▼

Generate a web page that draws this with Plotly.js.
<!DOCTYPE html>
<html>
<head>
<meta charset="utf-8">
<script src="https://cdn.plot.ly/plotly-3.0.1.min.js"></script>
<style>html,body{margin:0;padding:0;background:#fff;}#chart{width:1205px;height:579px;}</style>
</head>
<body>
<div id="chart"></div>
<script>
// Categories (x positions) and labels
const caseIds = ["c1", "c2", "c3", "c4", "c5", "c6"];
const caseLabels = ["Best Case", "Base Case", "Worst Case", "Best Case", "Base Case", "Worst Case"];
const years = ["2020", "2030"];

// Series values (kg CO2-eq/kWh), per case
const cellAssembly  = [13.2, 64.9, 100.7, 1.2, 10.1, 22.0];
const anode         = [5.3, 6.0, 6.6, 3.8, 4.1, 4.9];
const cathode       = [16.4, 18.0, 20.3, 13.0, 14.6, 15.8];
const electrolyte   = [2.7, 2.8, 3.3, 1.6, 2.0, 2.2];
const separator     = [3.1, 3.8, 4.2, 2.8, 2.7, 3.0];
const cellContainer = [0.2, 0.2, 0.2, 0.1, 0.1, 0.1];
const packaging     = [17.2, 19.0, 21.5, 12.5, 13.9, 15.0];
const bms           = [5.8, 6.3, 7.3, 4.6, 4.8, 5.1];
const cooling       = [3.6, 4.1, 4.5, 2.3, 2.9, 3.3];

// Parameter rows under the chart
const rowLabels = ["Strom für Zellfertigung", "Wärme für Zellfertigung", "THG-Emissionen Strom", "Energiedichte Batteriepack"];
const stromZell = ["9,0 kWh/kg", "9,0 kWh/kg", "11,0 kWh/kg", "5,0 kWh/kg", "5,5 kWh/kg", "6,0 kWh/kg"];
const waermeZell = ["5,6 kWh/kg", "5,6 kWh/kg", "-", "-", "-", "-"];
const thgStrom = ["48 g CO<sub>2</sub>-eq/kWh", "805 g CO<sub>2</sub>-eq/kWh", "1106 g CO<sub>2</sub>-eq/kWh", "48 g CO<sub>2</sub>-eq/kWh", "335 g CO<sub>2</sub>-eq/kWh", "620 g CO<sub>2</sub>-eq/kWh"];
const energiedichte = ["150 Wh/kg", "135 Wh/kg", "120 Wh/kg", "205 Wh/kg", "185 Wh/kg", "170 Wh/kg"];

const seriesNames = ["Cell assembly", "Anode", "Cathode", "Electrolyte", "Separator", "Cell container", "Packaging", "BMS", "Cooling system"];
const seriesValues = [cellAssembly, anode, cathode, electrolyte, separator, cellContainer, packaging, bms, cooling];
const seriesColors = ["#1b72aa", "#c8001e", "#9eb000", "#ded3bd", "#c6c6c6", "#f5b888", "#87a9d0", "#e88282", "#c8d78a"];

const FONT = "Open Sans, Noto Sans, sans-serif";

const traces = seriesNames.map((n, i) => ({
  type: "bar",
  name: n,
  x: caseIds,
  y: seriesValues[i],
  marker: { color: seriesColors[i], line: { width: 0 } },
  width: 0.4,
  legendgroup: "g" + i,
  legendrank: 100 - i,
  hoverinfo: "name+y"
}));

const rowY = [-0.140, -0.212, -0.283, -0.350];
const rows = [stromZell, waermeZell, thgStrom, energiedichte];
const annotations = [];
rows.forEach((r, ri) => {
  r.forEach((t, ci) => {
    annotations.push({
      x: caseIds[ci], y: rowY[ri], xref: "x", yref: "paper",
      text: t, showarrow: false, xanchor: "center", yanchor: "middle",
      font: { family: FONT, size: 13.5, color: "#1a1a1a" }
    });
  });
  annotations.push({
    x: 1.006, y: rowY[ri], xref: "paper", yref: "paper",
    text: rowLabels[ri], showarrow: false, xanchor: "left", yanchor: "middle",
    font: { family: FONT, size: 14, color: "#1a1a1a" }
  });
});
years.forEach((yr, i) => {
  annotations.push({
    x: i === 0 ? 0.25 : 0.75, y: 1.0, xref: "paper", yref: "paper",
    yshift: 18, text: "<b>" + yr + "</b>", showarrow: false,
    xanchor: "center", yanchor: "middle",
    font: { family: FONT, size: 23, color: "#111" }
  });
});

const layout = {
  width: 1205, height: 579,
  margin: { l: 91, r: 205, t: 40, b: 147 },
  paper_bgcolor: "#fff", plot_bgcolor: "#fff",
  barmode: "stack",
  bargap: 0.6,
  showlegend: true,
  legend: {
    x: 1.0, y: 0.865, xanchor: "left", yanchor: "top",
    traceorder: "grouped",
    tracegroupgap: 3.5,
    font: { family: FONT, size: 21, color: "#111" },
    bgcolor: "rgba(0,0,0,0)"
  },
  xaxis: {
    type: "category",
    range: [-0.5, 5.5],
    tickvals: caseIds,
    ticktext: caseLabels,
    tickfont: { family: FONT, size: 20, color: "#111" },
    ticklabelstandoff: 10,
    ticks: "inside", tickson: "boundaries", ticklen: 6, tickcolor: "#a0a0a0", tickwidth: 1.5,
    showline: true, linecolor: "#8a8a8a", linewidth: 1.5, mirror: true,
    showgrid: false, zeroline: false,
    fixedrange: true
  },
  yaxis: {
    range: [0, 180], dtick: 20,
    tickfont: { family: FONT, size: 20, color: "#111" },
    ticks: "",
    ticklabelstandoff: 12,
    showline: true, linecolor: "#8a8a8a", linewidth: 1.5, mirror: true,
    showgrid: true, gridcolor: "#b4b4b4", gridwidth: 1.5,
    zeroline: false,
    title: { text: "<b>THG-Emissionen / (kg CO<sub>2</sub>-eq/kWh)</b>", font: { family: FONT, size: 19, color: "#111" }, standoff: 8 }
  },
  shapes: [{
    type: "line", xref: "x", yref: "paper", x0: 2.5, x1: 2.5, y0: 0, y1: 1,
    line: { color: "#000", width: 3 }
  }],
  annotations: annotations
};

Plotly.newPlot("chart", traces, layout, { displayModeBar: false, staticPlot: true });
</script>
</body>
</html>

▲

Produce an exact copy of the whole listing.

Generate a web page that draws this with Plotly.js.
<!DOCTYPE html>
<html>
<head>
<meta charset="utf-8">
<script src="https://cdn.plot.ly/plotly-3.0.1.min.js"></script>
<style>html,body{margin:0;padding:0;background:#fff;}#chart{width:1205px;height:579px;}</style>
</head>
<body>
<div id="chart"></div>
<script>
// Categories (x positions) and labels
const caseIds = ["c1", "c2", "c3", "c4", "c5", "c6"];
const caseLabels = ["Best Case", "Base Case", "Worst Case", "Best Case", "Base Case", "Worst Case"];
const years = ["2020", "2030"];

// Series values (kg CO2-eq/kWh), per case
const cellAssembly  = [13.2, 64.9, 100.7, 1.2, 10.1, 22.0];
const anode         = [5.3, 6.0, 6.6, 3.8, 4.1, 4.9];
const cathode       = [16.4, 18.0, 20.3, 13.0, 14.6, 15.8];
const electrolyte   = [2.7, 2.8, 3.3, 1.6, 2.0, 2.2];
const separator     = [3.1, 3.8, 4.2, 2.8, 2.7, 3.0];
const cellContainer = [0.2, 0.2, 0.2, 0.1, 0.1, 0.1];
const packaging     = [17.2, 19.0, 21.5, 12.5, 13.9, 15.0];
const bms           = [5.8, 6.3, 7.3, 4.6, 4.8, 5.1];
const cooling       = [3.6, 4.1, 4.5, 2.3, 2.9, 3.3];

// Parameter rows under the chart
const rowLabels = ["Strom für Zellfertigung", "Wärme für Zellfertigung", "THG-Emissionen Strom", "Energiedichte Batteriepack"];
const stromZell = ["9,0 kWh/kg", "9,0 kWh/kg", "11,0 kWh/kg", "5,0 kWh/kg", "5,5 kWh/kg", "6,0 kWh/kg"];
const waermeZell = ["5,6 kWh/kg", "5,6 kWh/kg", "-", "-", "-", "-"];
const thgStrom = ["48 g CO<sub>2</sub>-eq/kWh", "805 g CO<sub>2</sub>-eq/kWh", "1106 g CO<sub>2</sub>-eq/kWh", "48 g CO<sub>2</sub>-eq/kWh", "335 g CO<sub>2</sub>-eq/kWh", "620 g CO<sub>2</sub>-eq/kWh"];
const energiedichte = ["150 Wh/kg", "135 Wh/kg", "120 Wh/kg", "205 Wh/kg", "185 Wh/kg", "170 Wh/kg"];

const seriesNames = ["Cell assembly", "Anode", "Cathode", "Electrolyte", "Separator", "Cell container", "Packaging", "BMS", "Cooling system"];
const seriesValues = [cellAssembly, anode, cathode, electrolyte, separator, cellContainer, packaging, bms, cooling];
const seriesColors = ["#1b72aa", "#c8001e", "#9eb000", "#ded3bd", "#c6c6c6", "#f5b888", "#87a9d0", "#e88282", "#c8d78a"];

const FONT = "Open Sans, Noto Sans, sans-serif";

const traces = seriesNames.map((n, i) => ({
  type: "bar",
  name: n,
  x: caseIds,
  y: seriesValues[i],
  marker: { color: seriesColors[i], line: { width: 0 } },
  width: 0.4,
  legendgroup: "g" + i,
  legendrank: 100 - i,
  hoverinfo: "name+y"
}));

const rowY = [-0.140, -0.212, -0.283, -0.350];
const rows = [stromZell, waermeZell, thgStrom, energiedichte];
const annotations = [];
rows.forEach((r, ri) => {
  r.forEach((t, ci) => {
    annotations.push({
      x: caseIds[ci], y: rowY[ri], xref: "x", yref: "paper",
      text: t, showarrow: false, xanchor: "center", yanchor: "middle",
      font: { family: FONT, size: 13.5, color: "#1a1a1a" }
    });
  });
  annotations.push({
    x: 1.006, y: rowY[ri], xref: "paper", yref: "paper",
    text: rowLabels[ri], showarrow: false, xanchor: "left", yanchor: "middle",
    font: { family: FONT, size: 14, color: "#1a1a1a" }
  });
});
years.forEach((yr, i) => {
  annotations.push({
    x: i === 0 ? 0.25 : 0.75, y: 1.0, xref: "paper", yref: "paper",
    yshift: 18, text: "<b>" + yr + "</b>", showarrow: false,
    xanchor: "center", yanchor: "middle",
    font: { family: FONT, size: 23, color: "#111" }
  });
});

const layout = {
  width: 1205, height: 579,
  margin: { l: 91, r: 205, t: 40, b: 147 },
  paper_bgcolor: "#fff", plot_bgcolor: "#fff",
  barmode: "stack",
  bargap: 0.6,
  showlegend: true,
  legend: {
    x: 1.0, y: 0.865, xanchor: "left", yanchor: "top",
    traceorder: "grouped",
    tracegroupgap: 3.5,
    font: { family: FONT, size: 21, color: "#111" },
    bgcolor: "rgba(0,0,0,0)"
  },
  xaxis: {
    type: "category",
    range: [-0.5, 5.5],
    tickvals: caseIds,
    ticktext: caseLabels,
    tickfont: { family: FONT, size: 20, color: "#111" },
    ticklabelstandoff: 10,
    ticks: "inside", tickson: "boundaries", ticklen: 6, tickcolor: "#a0a0a0", tickwidth: 1.5,
    showline: true, linecolor: "#8a8a8a", linewidth: 1.5, mirror: true,
    showgrid: false, zeroline: false,
    fixedrange: true
  },
  yaxis: {
    range: [0, 180], dtick: 20,
    tickfont: { family: FONT, size: 20, color: "#111" },
    ticks: "",
    ticklabelstandoff: 12,
    showline: true, linecolor: "#8a8a8a", linewidth: 1.5, mirror: true,
    showgrid: true, gridcolor: "#b4b4b4", gridwidth: 1.5,
    zeroline: false,
    title: { text: "<b>THG-Emissionen / (kg CO<sub>2</sub>-eq/kWh)</b>", font: { family: FONT, size: 19, color: "#111" }, standoff: 8 }
  },
  shapes: [{
    type: "line", xref: "x", yref: "paper", x0: 2.5, x1: 2.5, y0: 0, y1: 1,
    line: { color: "#000", width: 3 }
  }],
  annotations: annotations
};

Plotly.newPlot("chart", traces, layout, { displayModeBar: false, staticPlot: true });
</script>
</body>
</html>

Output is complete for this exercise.